Exercise description —
Below are the records. Gather each line that holds "chart".

Dataset —
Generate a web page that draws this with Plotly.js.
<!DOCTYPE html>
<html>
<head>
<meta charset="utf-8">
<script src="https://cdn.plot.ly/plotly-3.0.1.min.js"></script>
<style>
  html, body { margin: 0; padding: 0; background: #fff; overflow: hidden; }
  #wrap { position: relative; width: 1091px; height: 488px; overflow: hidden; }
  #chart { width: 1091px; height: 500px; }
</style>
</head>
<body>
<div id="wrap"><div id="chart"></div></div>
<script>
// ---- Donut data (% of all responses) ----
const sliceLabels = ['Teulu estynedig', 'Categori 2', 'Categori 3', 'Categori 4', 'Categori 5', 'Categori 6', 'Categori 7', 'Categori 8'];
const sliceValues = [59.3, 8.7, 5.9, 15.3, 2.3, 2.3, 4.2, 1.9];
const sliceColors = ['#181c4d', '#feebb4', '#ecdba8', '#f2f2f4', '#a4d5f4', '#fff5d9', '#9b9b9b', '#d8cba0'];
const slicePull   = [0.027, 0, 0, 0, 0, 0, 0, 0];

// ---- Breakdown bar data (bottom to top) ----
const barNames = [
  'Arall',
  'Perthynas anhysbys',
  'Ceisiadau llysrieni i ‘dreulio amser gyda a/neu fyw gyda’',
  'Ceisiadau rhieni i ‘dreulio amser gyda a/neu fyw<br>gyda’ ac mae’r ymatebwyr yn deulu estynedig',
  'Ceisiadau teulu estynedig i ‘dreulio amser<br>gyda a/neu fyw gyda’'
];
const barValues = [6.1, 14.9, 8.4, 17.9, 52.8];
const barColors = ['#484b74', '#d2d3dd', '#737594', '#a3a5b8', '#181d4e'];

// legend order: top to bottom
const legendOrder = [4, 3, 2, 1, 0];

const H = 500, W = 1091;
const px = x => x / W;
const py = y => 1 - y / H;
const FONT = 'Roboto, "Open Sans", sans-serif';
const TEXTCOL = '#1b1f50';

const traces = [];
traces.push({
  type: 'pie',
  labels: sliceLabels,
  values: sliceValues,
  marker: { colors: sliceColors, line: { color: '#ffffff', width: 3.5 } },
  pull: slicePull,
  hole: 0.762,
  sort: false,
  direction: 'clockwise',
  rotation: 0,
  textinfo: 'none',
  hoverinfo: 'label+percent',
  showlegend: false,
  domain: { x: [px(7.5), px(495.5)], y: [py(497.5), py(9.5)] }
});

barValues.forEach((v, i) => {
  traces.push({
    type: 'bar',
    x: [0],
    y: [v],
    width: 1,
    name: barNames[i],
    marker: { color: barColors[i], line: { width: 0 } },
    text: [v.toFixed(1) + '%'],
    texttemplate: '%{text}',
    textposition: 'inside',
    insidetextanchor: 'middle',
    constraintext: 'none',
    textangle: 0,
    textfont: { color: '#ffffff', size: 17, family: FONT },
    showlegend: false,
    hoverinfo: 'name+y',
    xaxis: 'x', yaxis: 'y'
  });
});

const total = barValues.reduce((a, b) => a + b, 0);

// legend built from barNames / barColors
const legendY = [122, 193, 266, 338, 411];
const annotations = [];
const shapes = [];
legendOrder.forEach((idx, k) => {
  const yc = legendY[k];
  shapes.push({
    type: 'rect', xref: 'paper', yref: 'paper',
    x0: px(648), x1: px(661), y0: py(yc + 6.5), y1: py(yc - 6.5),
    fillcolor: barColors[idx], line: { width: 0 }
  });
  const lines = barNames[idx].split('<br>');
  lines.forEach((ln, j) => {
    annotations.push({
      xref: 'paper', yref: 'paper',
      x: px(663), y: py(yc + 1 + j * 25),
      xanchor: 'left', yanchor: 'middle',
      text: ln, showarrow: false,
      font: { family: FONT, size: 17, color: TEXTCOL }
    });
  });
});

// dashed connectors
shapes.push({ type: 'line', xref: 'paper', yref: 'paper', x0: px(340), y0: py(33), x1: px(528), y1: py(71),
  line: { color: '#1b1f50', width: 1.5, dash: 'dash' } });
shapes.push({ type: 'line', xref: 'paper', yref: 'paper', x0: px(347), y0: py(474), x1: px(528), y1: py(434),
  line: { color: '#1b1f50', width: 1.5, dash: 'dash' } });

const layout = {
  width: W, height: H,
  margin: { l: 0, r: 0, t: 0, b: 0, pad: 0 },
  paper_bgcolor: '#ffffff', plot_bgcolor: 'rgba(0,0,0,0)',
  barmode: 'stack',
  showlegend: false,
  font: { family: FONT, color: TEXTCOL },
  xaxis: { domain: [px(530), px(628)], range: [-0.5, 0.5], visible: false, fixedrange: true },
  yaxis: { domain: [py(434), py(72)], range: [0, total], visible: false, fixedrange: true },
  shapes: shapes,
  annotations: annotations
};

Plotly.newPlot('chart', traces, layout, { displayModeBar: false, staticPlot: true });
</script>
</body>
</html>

* * *

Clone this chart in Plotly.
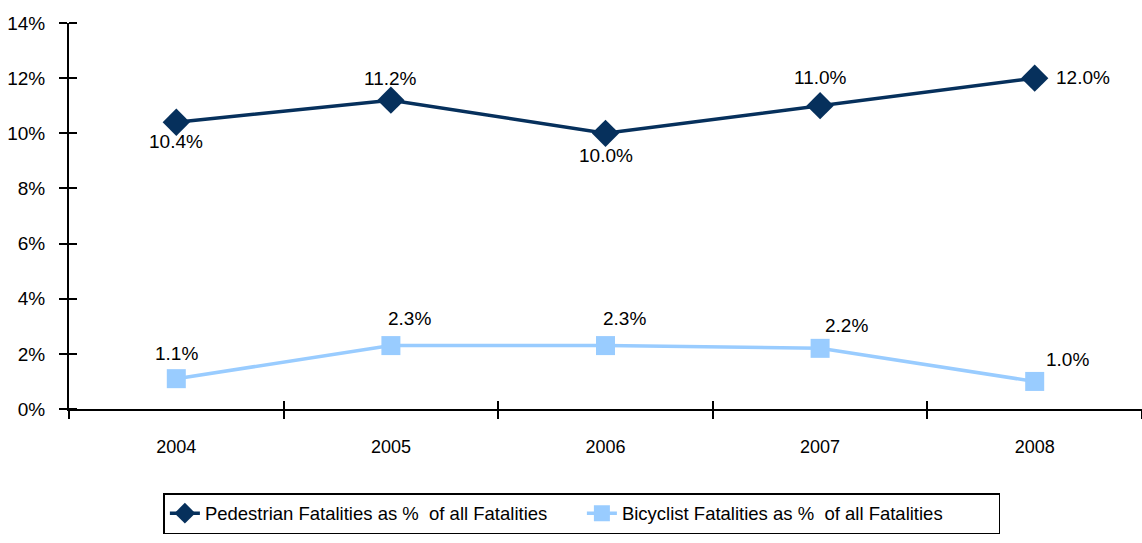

Exercise result —
  #chart { width: 1091px; height: 500px; }
<div id="wrap"><div id="chart"></div></div>
Plotly.newPlot('chart', traces, layout, { displayModeBar: false, staticPlot: true });
Clone this chart in Plotly.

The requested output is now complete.